2. The December QDRO was acceptable for processing as an election, made within 2 years after the date of the divorce, to provide a former spouse survivor annuity, pursuant to 5 U.S.C.  8339(j)(3) and 5 C.F.R.  831.632(a).

Appellant: Rodger L. Jones

Agency: Social Security Administration

Decision Number: 2009 MSPB 112

Docket Numbers: PH-0752-06-0385-I-1
PH-0752-06-0588-I-1

Issuance Date: June 17, 2009

Appeal Type: Adverse Action by Agency

Action Type: Removal

Timeliness – PFR

In March 2009, the appellant petitioned for review of 2 initial decisions, the first of which dismissed the appeal as moot after the agency rescinded its removal action, the second of which affirmed the appellant’s subsequent removal. The deadlines for seeking review with the full Board were in August 2006 and January 2007. The appellant claimed that he had not received information about his appeals because of mailing issues, and that he had become homeless in August 2007.

Holdings: The Board dismissed the appellant’s PFRs as untimely filed without good cause shown for the delay in filing. The record shows that the vast majority of pertinent documents, including both initial decisions, were served on the appellant’s residence of record and, by his own admission, he did not become homeless until after the deadline for filing a PFR had passed in both cases.

Appellant: Cheri W. Dodson

Agency: Department of the Navy

Decision Number: 2009 MSPB 113

Docket Number: AT-315H-08-0872-I-1

Issuance Date: June 17, 2009

Jurisdiction
- “Employee” Under  7511

The appellant petitioned for review of an initial decision that affirmed the agency’s termination of her employment during the first year of her employment with the Navy. When the appellant was appointed as a Legal Technician in May 2008, the SF-50 stated that the nature of the action was “[r]einstatement career” under the authority of 5 C.F.R.  9901.516, that her tenure was permanent, and that she was subject to the completion of a 1-year probationary period. The appellant had been previously employed with the federal government beginning in 1983, and transferred to the Federal Deposit Insurance Corporation in 1987. She resigned from the FDIC in 2005 to accept a buyout package.

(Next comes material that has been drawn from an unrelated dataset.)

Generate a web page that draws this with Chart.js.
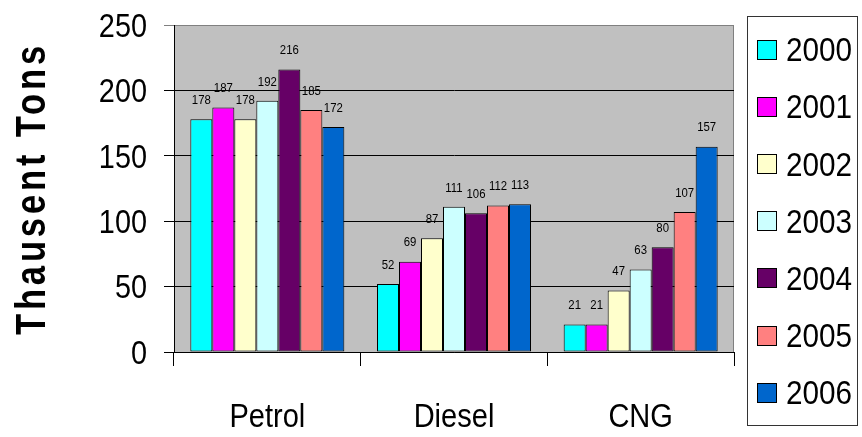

The AJ dismissed the appeal for lack of jurisdiction, finding that the appellant did not establish that she was an “employee” with adverse action appeal rights under 5 U.S.C.  7511, or that jurisdiction for a probationary termination was established under 5 C.F.R.  315.806.

Holdings: Because the appellant has made nonfrivolous allegations that she was an “employee” with adverse action appeal rights under 5 U.S.C.  7511(a)(1)(A)(i), the case must be remanded for further adjudication:

1. Under 5 U.S.C.  7511(a)(1)(A), an employee with a right to appeal to the Board includes an individual in the competitive service: (i) who is not serving a probationary or trial period under an initial appointment; or (ii) who has completed 1 year of current continuous service under other than a temporary appointment limited to 1 year or less.

2. The appellant does not meet the requirements of paragraph (ii) of  7511(a)(1)(A), as her prior service ended in 2005, and she lacked 1 year of current continuous service as a Legal Technician.

3. The agency’s reliance on 5 U.S.C.  9902 and 5C.F.R.  9901.512 and 9901.516 in imposing a probationary period are inapposite. As originally enacted,  9902 allowed the agency to waive the adverse action provisions (chapter 75) of Title 5 of the United States Code. But Congress amended  9902 prior to the appellant’s appointment, and the agency may no longer waive chapter 75. As a result of this amendment, the regulations in Part 9901 also became invalid prior to the appellant’s appointment. Her rights are therefore governed by Title 5 and government-wide regulations.

4. Under 5 C.F.R.  315.801(a)(2), the first year of service is a probationary period when an employee is reinstated, “unless during any period of service which affords a current basis for reinstatement, the employee completed a probationary period or served with competitive status under an appointment which did not require a probationary period.” It is unclear from the present record whether the appellant’s 2008 appointment met the criteria of this provision, thereby meeting the definition of “employee” under 5 U.S.C.  7511(a)(1)(A)(i). A remand is therefore necessary.

COURT DECISIONS

Petitioner: Kyle S. Fellhoelter

Respondent: Department of Agriculture

Tribunal: U.S. Court of Appeals for the Federal Circuit

Docket Number: 2008-3244

Issuance Date: June 15, 2009

Whistleblower Protection Act
- Clear and Convincing Evidence

The petitioner sought review of a Board decision affirming his removal from a supervisory position in Knoxville, Tennessee. The agency closed the Knoxville office, offering many of the employees, including Fellhoelter, reassignment to its Louisville office. Fellhoelter declined the reassignment and was removed. On appeal to the Board, he asserted that the agency closed the Knoxville office in retaliation for his having made whistleblowing disclosures. The AJ reversed the normal order of proof in whistleblowing cases by holding a hearing on the agency’s affirmative defense that the Knoxville office would have been closed (and Mr. Fellhoelter reassigned) in the absence of any protected disclosures. At the conclusion of the hearing, the AJ found that the Knoxville office would have been closed regardless of Fellhoelter’s whistleblowing activity and upheld the removal action.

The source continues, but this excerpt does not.